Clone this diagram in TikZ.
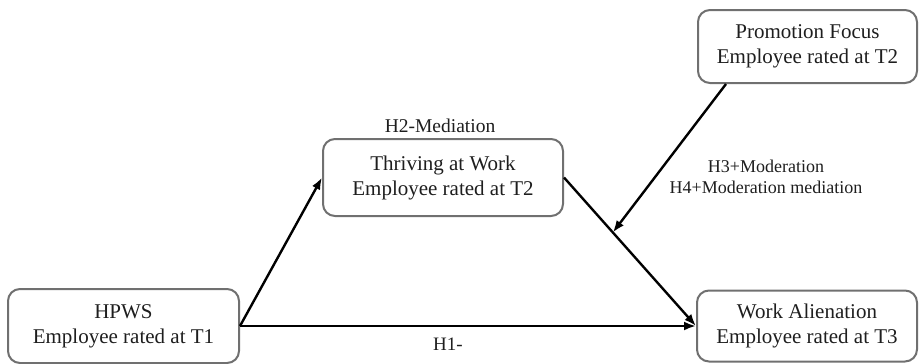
\documentclass[tikz,border=0pt]{standalone}
\usepackage{fontspec}
\setmainfont{Liberation Serif}
\usetikzlibrary{arrows.meta,calc}
\definecolor{boxgray}{HTML}{707070}
\definecolor{txt}{HTML}{1E1E1E}
\begin{document}
\begin{tikzpicture}[x=1pt,y=-1pt,
  box/.style={draw=boxgray,line width=2pt,rounded corners=12pt,align=center,
    text=txt,font=\fontsize{21}{25}\selectfont,inner sep=0pt},
  lbl/.style={text=txt,align=center,inner sep=0pt},
  arr/.style={line width=2.4pt,-{Latex[length=12pt,width=9pt]}},
  ln/.style={line width=2.4pt}]
\useasboundingbox (0,0) rectangle (919,364);
\node[box,minimum width=231pt,minimum height=74pt] (hp) at (123.5,326) {HPWS\\Employee rated at T1};
\node[box,minimum width=240pt,minimum height=77pt] (th) at (443,177.5) {Thriving at Work\\Employee rated at T2};
\node[box,minimum width=219pt,minimum height=73pt] (pf) at (807.5,46.5) {Promotion Focus\\Employee rated at T2};
\node[box,minimum width=220pt,minimum height=71pt] (wa) at (807,326) {Work Alienation\\Employee rated at T3};
\node[lbl,font=\fontsize{19.5}{22}\selectfont] (h2) at (440,126) {H2-Mediation};
\node[lbl,font=\fontsize{18}{21}\selectfont] (h34) at (766,177) {H3+Moderation\\H4+Moderation mediation};
\node[lbl,font=\fontsize{19}{22}\selectfont] (h1) at (448,344) {H1-};
\coordinate (mid) at ($(th.east)!0.37!(wa.west)$);
\coordinate (pfs) at ([xshift=29pt]pf.south west);
\draw[arr] (hp.east) -- (th.west);
\draw[arr] (hp.east) -- (wa.west);
\draw[arr] (th.east) -- (wa.west);
\draw[arr] (pfs) -- (mid);
\end{tikzpicture}
\end{document}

# TO BE DONE:
Repeat the listing in full and exactly. Do not include any images.

# THE COMPLETED TASK:
Clone this diagram in TikZ.
\documentclass[tikz,border=0pt]{standalone}
\usepackage{fontspec}
\setmainfont{Liberation Serif}
\usetikzlibrary{arrows.meta,calc}
\definecolor{boxgray}{HTML}{707070}
\definecolor{txt}{HTML}{1E1E1E}
\begin{document}
\begin{tikzpicture}[x=1pt,y=-1pt,
  box/.style={draw=boxgray,line width=2pt,rounded corners=12pt,align=center,
    text=txt,font=\fontsize{21}{25}\selectfont,inner sep=0pt},
  lbl/.style={text=txt,align=center,inner sep=0pt},
  arr/.style={line width=2.4pt,-{Latex[length=12pt,width=9pt]}},
  ln/.style={line width=2.4pt}]
\useasboundingbox (0,0) rectangle (919,364);
\node[box,minimum width=231pt,minimum height=74pt] (hp) at (123.5,326) {HPWS\\Employee rated at T1};
\node[box,minimum width=240pt,minimum height=77pt] (th) at (443,177.5) {Thriving at Work\\Employee rated at T2};
\node[box,minimum width=219pt,minimum height=73pt] (pf) at (807.5,46.5) {Promotion Focus\\Employee rated at T2};
\node[box,minimum width=220pt,minimum height=71pt] (wa) at (807,326) {Work Alienation\\Employee rated at T3};
\node[lbl,font=\fontsize{19.5}{22}\selectfont] (h2) at (440,126) {H2-Mediation};
\node[lbl,font=\fontsize{18}{21}\selectfont] (h34) at (766,177) {H3+Moderation\\H4+Moderation mediation};
\node[lbl,font=\fontsize{19}{22}\selectfont] (h1) at (448,344) {H1-};
\coordinate (mid) at ($(th.east)!0.37!(wa.west)$);
\coordinate (pfs) at ([xshift=29pt]pf.south west);
\draw[arr] (hp.east) -- (th.west);
\draw[arr] (hp.east) -- (wa.west);
\draw[arr] (th.east) -- (wa.west);
\draw[arr] (pfs) -- (mid);
\end{tikzpicture}
\end{document}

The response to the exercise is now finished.